EXERCISE ->
Faithfully return all lines, omitting every embedded picture.
:: RECORDS FOR THE TASK ::
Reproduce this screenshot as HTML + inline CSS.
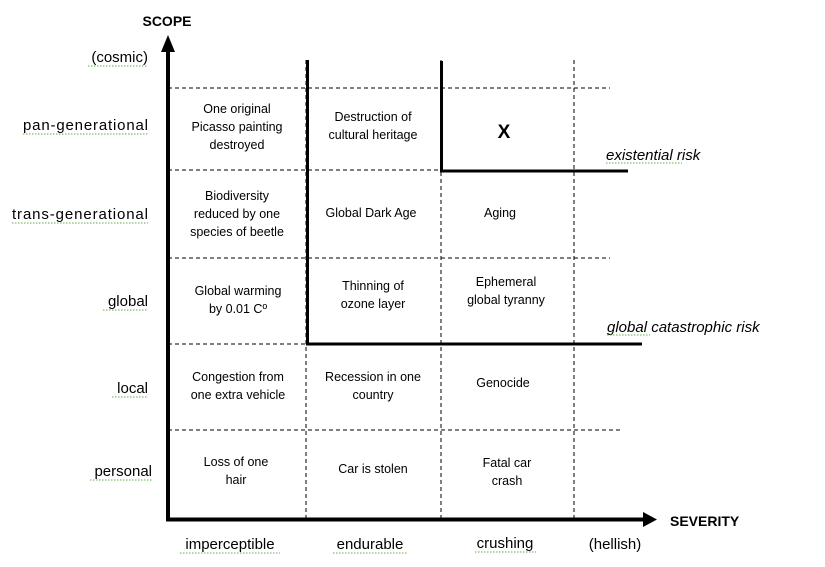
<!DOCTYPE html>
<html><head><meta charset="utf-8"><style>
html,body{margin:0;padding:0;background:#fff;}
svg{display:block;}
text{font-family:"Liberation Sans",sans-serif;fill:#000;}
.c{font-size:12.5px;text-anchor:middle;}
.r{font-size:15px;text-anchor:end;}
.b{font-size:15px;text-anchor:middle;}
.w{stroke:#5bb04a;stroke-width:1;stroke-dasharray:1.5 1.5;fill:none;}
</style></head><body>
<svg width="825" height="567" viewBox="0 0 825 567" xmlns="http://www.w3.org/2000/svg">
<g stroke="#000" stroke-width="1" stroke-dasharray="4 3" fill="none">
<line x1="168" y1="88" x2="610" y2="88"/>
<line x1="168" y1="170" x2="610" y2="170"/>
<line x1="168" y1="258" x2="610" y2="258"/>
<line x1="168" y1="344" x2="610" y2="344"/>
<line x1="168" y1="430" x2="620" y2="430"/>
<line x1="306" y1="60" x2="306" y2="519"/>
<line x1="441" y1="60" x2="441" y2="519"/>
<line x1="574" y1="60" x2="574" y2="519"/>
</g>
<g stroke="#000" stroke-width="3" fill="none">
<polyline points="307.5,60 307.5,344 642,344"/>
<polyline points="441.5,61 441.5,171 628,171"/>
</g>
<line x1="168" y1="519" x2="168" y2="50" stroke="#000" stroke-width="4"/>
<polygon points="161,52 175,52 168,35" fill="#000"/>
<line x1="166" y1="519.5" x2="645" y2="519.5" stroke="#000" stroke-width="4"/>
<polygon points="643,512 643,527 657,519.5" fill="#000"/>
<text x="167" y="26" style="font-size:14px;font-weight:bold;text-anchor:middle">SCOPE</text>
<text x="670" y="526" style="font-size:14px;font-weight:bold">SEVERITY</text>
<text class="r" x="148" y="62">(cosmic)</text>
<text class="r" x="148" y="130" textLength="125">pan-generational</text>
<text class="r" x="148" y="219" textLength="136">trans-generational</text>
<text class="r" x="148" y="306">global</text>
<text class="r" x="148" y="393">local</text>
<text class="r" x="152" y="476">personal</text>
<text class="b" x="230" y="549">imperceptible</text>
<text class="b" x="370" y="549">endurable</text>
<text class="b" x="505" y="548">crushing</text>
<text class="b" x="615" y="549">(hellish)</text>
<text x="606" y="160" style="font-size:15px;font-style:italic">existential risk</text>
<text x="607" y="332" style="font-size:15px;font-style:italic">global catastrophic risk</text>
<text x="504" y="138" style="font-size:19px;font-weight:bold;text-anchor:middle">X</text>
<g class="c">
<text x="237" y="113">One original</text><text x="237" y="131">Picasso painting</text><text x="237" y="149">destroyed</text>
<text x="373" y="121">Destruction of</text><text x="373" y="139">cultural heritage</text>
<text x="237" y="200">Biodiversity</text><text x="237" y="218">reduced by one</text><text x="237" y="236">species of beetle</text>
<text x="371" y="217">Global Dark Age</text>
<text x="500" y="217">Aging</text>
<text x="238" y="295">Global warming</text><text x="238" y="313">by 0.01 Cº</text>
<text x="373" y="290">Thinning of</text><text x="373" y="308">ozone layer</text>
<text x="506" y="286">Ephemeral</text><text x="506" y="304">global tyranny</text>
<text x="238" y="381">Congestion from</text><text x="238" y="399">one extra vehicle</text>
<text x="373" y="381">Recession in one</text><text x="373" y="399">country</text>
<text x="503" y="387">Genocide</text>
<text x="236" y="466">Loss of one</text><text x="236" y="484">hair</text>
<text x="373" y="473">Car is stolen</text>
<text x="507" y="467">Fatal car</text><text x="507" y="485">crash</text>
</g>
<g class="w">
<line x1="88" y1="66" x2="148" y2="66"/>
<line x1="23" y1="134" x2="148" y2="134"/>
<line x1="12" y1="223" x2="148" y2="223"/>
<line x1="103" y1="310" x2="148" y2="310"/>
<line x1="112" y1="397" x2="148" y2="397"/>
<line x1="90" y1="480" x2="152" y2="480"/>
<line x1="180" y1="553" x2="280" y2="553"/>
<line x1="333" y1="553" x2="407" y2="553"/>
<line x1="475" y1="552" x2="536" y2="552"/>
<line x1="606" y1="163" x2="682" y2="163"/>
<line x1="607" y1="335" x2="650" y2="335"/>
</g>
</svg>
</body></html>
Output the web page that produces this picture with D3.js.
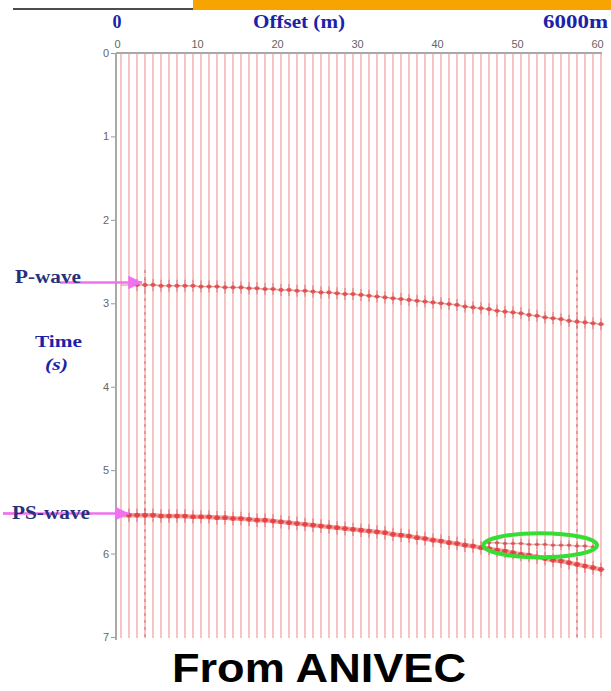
:::
TASK OUTPUT ->
Reproduce this screenshot as HTML + inline CSS.
<!DOCTYPE html>
<html><head><meta charset="utf-8"><style>
html,body{margin:0;padding:0;background:#fff;}
svg{display:block;}
text{font-family:"Liberation Sans",sans-serif;fill:#000;}
.c{font-size:12.5px;text-anchor:middle;}
.r{font-size:15px;text-anchor:end;}
.b{font-size:15px;text-anchor:middle;}
.w{stroke:#5bb04a;stroke-width:1;stroke-dasharray:1.5 1.5;fill:none;}
</style></head><body>
<svg width="825" height="567" viewBox="0 0 825 567" xmlns="http://www.w3.org/2000/svg">
<g stroke="#000" stroke-width="1" stroke-dasharray="4 3" fill="none">
<line x1="168" y1="88" x2="610" y2="88"/>
<line x1="168" y1="170" x2="610" y2="170"/>
<line x1="168" y1="258" x2="610" y2="258"/>
<line x1="168" y1="344" x2="610" y2="344"/>
<line x1="168" y1="430" x2="620" y2="430"/>
<line x1="306" y1="60" x2="306" y2="519"/>
<line x1="441" y1="60" x2="441" y2="519"/>
<line x1="574" y1="60" x2="574" y2="519"/>
</g>
<g stroke="#000" stroke-width="3" fill="none">
<polyline points="307.5,60 307.5,344 642,344"/>
<polyline points="441.5,61 441.5,171 628,171"/>
</g>
<line x1="168" y1="519" x2="168" y2="50" stroke="#000" stroke-width="4"/>
<polygon points="161,52 175,52 168,35" fill="#000"/>
<line x1="166" y1="519.5" x2="645" y2="519.5" stroke="#000" stroke-width="4"/>
<polygon points="643,512 643,527 657,519.5" fill="#000"/>
<text x="167" y="26" style="font-size:14px;font-weight:bold;text-anchor:middle">SCOPE</text>
<text x="670" y="526" style="font-size:14px;font-weight:bold">SEVERITY</text>
<text class="r" x="148" y="62">(cosmic)</text>
<text class="r" x="148" y="130" textLength="125">pan-generational</text>
<text class="r" x="148" y="219" textLength="136">trans-generational</text>
<text class="r" x="148" y="306">global</text>
<text class="r" x="148" y="393">local</text>
<text class="r" x="152" y="476">personal</text>
<text class="b" x="230" y="549">imperceptible</text>
<text class="b" x="370" y="549">endurable</text>
<text class="b" x="505" y="548">crushing</text>
<text class="b" x="615" y="549">(hellish)</text>
<text x="606" y="160" style="font-size:15px;font-style:italic">existential risk</text>
<text x="607" y="332" style="font-size:15px;font-style:italic">global catastrophic risk</text>
<text x="504" y="138" style="font-size:19px;font-weight:bold;text-anchor:middle">X</text>
<g class="c">
<text x="237" y="113">One original</text><text x="237" y="131">Picasso painting</text><text x="237" y="149">destroyed</text>
<text x="373" y="121">Destruction of</text><text x="373" y="139">cultural heritage</text>
<text x="237" y="200">Biodiversity</text><text x="237" y="218">reduced by one</text><text x="237" y="236">species of beetle</text>
<text x="371" y="217">Global Dark Age</text>
<text x="500" y="217">Aging</text>
<text x="238" y="295">Global warming</text><text x="238" y="313">by 0.01 Cº</text>
<text x="373" y="290">Thinning of</text><text x="373" y="308">ozone layer</text>
<text x="506" y="286">Ephemeral</text><text x="506" y="304">global tyranny</text>
<text x="238" y="381">Congestion from</text><text x="238" y="399">one extra vehicle</text>
<text x="373" y="381">Recession in one</text><text x="373" y="399">country</text>
<text x="503" y="387">Genocide</text>
<text x="236" y="466">Loss of one</text><text x="236" y="484">hair</text>
<text x="373" y="473">Car is stolen</text>
<text x="507" y="467">Fatal car</text><text x="507" y="485">crash</text>
</g>
<g class="w">
<line x1="88" y1="66" x2="148" y2="66"/>
<line x1="23" y1="134" x2="148" y2="134"/>
<line x1="12" y1="223" x2="148" y2="223"/>
<line x1="103" y1="310" x2="148" y2="310"/>
<line x1="112" y1="397" x2="148" y2="397"/>
<line x1="90" y1="480" x2="152" y2="480"/>
<line x1="180" y1="553" x2="280" y2="553"/>
<line x1="333" y1="553" x2="407" y2="553"/>
<line x1="475" y1="552" x2="536" y2="552"/>
<line x1="606" y1="163" x2="682" y2="163"/>
<line x1="607" y1="335" x2="650" y2="335"/>
</g>
</svg>
</body></html>
Output the web page that produces this picture with D3.js.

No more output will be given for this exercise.